Théâtre: aux marges de la fiction, l'écume du réel

Inspiration documentaire, nourriture authentique, recherche historique, enquête de terrain, insertion dans le tissu social... Le théâtre épouse le vrai, le sculpte, le digère, en renouvelant ses formes.

Marie Baudet
Théâtre: aux marges de la fiction, l'écume du réel
©Alain Janssens

Du réel, faire théâtre : un procédé que la coïncidence des programmations rend plus patent que jamais. De tout temps, le réel a nourri la fiction. Par souci de vraisemblance dans la dramaturgie, mais aussi dans la traduction scénique du propos. Or, le théâtre documentaire, souvent, s’éloigne de l’ultraréalisme figuratif.

Dénomination générique

Théâtre documentaire, dit-on. L’appellation, aujourd’hui courante, reste générique, englobant des démarches variées. À commencer par celle de Peter Weiss qui, en 1965 avec sa pièce "L’Instruction" (qu’il écrit après avoir assisté au procès de 22 responsables d’Auschwitz), lancera ce mouvement, cette esthétique - désormais plurielle.

Chez Weiss, la perspective est historique tout en englobant les retombées de l’Histoire. D’autres embrasseront aussi ce terrain, comme Adeline Rosenstein qui se penche sur la question palestinienne (lire ci-dessous). Ou Rabih Mroué et Lina Saneh - plusieurs fois invités au Kunstenfestivaldesarts avec leur travail oscillant entre théâtre et conférence, installation et performance, leurs plongées dans l’histoire du Liban en particulier et du Moyen Orient en général.

Sandra Iché, avec "Wagons libres" (Avignon 2013), part elle aussi du Liban pour questionner le "malheur arabe" en proposant à d’anciens collaborateurs du magazine beyrouthin des années 1990 "L’Orient-Express" de se placer dans l’avenir pour considérer le présent.

Où l’interprétation et la critique historique prennent tout leur sens.

Pensée, codes, construction

Dans le sillage de cette frange "historique", d’autres projets s’appuient sur l’histoire de la pensée, des sciences, ainsi que sur les états actuels de la recherche. Avec des formes souvent apparentées à la conférence, ce théâtre-là peut être didactique, ludique (l’un n’empêchant pas l’autre - cf. p.51 le "Smatch" du Corridor, dont le 3e volet se joue à Liège).

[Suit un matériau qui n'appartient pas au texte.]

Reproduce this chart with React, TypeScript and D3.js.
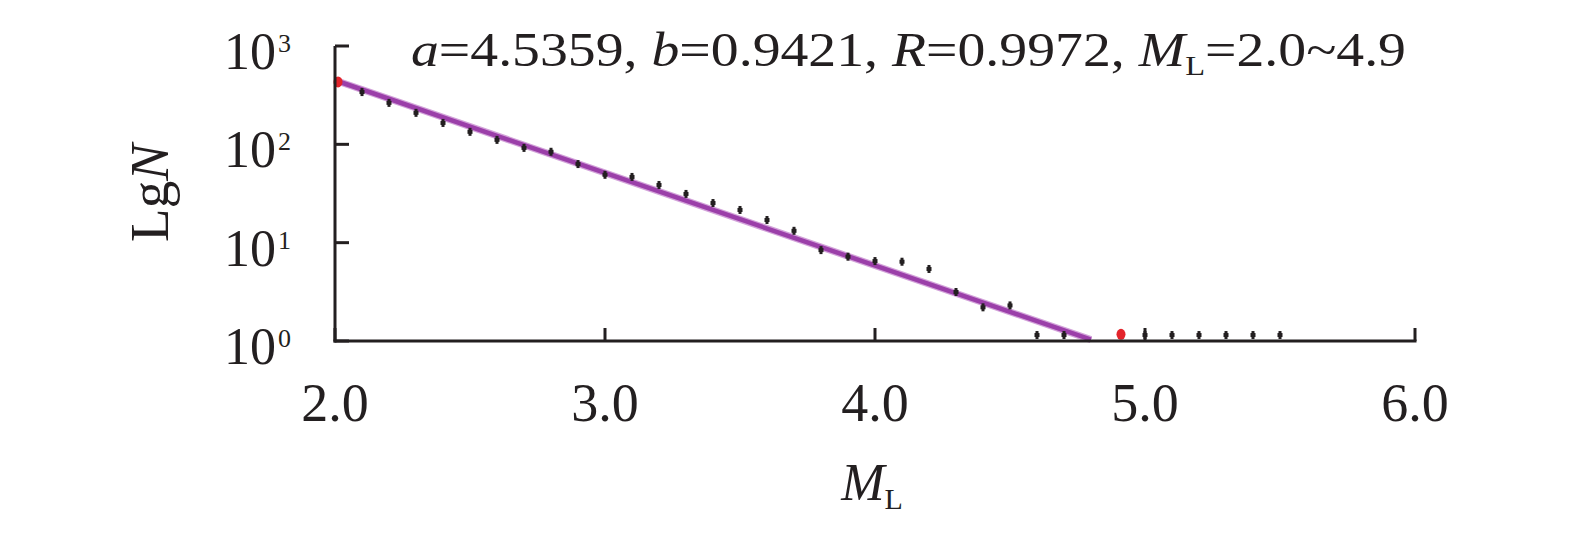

L’exposé peut servir à organiser un dérapage contrôlé ("No doubt" de René Bizac, à l’affiche au CCJF), voire adopter les codes du vrai, autogénérer les traces et preuves d’un sujet inventé (comme l’ont fait Pierre Sartenaer et Guy Dermul pour Willem Kroon, artiste maudit du culotté "It’s my life and I do what I want").

Nos vies percutées

Pédagogue et metteure en scène, Françoise Bloch sonde, avec sa compagnie Zoo Théâtre, les rapports entre théâtre et réalité - avec notamment trois spectacles axés sur le monde de la consultance ("Grow or go"), du travail précaire ("Une société de service", à l’affiche au Varia et en tournée), de la finance ("Money !").

Comment explique-t-elle cette résurgence du théâtre documentaire ? "Les bouleversements socio-économiques qui percutent directement les vies quotidiennes, y compris celles des créateurs, aiguisent peut-être le désir de se saisir de cette matière. Dramatique, au sens premier. Souvent, ce lien au réel renforce le caractère politique des démarches artistiques."

Par ailleurs, François Bloch pointe la "montée en puissance des écritures de plateau [par opposition aux textes préexistants, au répertoire, ndlr], qui croisent l’aspect documentaire". Quant aux rythmes, ils diffèrent singulièrement "entre monter une pièce existante en huit semaines et s’engager dans un processus de collecte de matière".

Apprentissage et liberté

Le théâtre documentaire est "une manière de rentrer dans l’apprentissage, d’en savoir plus sur le monde, et d’enclencher le désir d’en savoir plus", dit-elle, rejoignant là le point de vue de Lorent Wanson (lire ci-dessous). En amont, "les hasards de la collecte et des liens font que la direction se fabrique en agissant". Quant aux sujets, peut-être déjà exposés par d’autres biais, "le théâtre, par son côté archaïque et naïf, les met à la portée des gens". Avec ce pouvoir d’assumer à la fois l’identification, la proximité et la mise à distance.

Reste, pour Françoise Bloch, la question toujours irrésolue de comment salarier de telles démarches. "D’autant plus si on ne veut pas, comme metteur en scène, être le seul à se documenter. L’implication du groupe dans la recherche, la pré-dramaturgie, a des conséquences capitales sur une forme d’engagement des acteurs dans le sujet - un engagement pour moi capital."